## The problem
Count how many lines hold the string "chart", and give only that number.

## Data excerpt
◆ ◆ ◆ ◆ ◆ ◆ ◆
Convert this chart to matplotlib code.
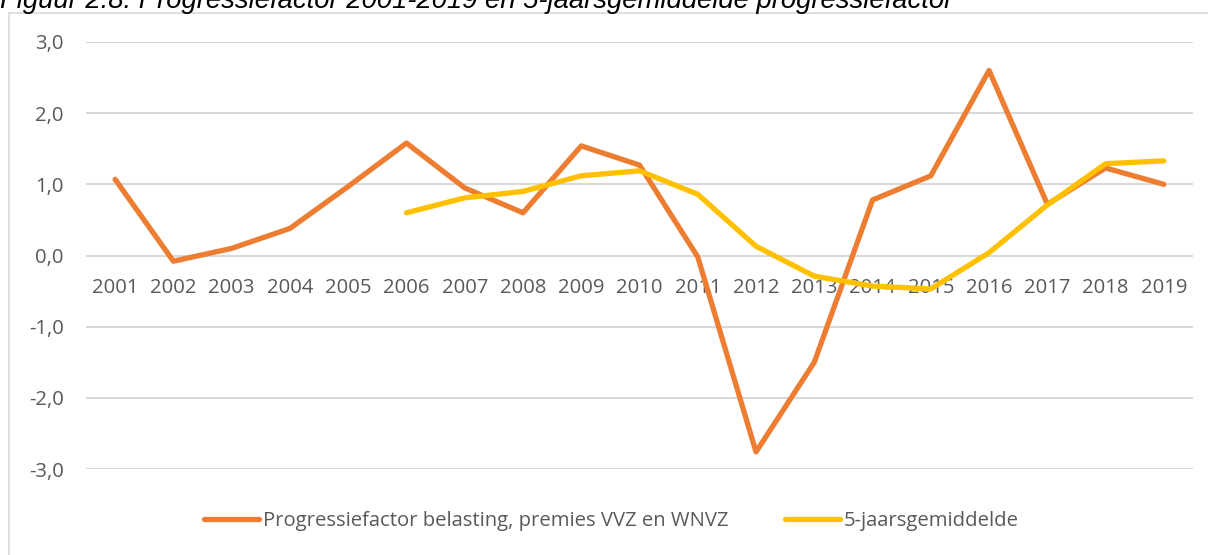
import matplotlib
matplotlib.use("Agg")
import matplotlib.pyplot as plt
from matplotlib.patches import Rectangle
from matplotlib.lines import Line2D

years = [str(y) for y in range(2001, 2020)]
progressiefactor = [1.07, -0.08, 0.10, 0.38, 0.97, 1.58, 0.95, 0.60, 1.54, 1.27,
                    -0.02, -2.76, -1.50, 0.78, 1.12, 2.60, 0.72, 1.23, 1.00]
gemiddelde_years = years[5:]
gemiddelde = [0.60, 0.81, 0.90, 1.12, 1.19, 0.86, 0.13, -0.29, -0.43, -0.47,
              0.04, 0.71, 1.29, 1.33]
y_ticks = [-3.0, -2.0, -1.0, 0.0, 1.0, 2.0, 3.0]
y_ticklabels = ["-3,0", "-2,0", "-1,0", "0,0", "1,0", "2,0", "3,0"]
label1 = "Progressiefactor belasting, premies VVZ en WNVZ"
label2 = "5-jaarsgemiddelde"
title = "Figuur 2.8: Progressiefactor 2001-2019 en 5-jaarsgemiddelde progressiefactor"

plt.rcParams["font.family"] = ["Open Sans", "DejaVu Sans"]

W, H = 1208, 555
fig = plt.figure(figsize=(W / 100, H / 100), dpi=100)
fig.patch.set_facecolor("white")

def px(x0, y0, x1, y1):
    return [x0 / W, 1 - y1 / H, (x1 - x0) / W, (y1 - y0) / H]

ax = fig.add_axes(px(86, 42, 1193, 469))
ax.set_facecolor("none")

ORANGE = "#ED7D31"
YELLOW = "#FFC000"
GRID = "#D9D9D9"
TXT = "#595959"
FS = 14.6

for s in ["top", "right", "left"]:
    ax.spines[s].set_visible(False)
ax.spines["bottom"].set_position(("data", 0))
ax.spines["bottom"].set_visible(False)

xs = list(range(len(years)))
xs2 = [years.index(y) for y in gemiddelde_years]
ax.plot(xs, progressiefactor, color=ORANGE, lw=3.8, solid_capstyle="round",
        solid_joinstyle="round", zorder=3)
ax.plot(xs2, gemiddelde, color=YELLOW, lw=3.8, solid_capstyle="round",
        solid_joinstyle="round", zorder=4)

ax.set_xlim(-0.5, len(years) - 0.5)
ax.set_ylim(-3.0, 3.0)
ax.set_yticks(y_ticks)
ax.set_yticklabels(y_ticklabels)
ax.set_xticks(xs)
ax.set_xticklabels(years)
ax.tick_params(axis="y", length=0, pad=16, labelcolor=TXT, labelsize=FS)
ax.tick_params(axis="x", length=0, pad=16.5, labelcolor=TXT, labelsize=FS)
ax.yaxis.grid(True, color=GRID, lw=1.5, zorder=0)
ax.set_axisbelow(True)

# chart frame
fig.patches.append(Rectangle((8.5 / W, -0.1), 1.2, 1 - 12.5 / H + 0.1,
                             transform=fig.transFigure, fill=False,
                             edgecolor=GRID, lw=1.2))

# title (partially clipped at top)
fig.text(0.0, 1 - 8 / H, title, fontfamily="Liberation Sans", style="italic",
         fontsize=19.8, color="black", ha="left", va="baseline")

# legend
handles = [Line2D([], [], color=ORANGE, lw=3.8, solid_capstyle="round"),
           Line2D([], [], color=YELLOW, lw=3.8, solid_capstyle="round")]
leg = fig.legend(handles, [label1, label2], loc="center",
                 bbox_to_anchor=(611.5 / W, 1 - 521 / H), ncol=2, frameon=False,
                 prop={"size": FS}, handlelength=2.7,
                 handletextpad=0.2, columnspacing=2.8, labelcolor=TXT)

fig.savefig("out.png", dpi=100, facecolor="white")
◆ ◆ ◆ ◆ ◆ ◆ ◆
## Final answer
2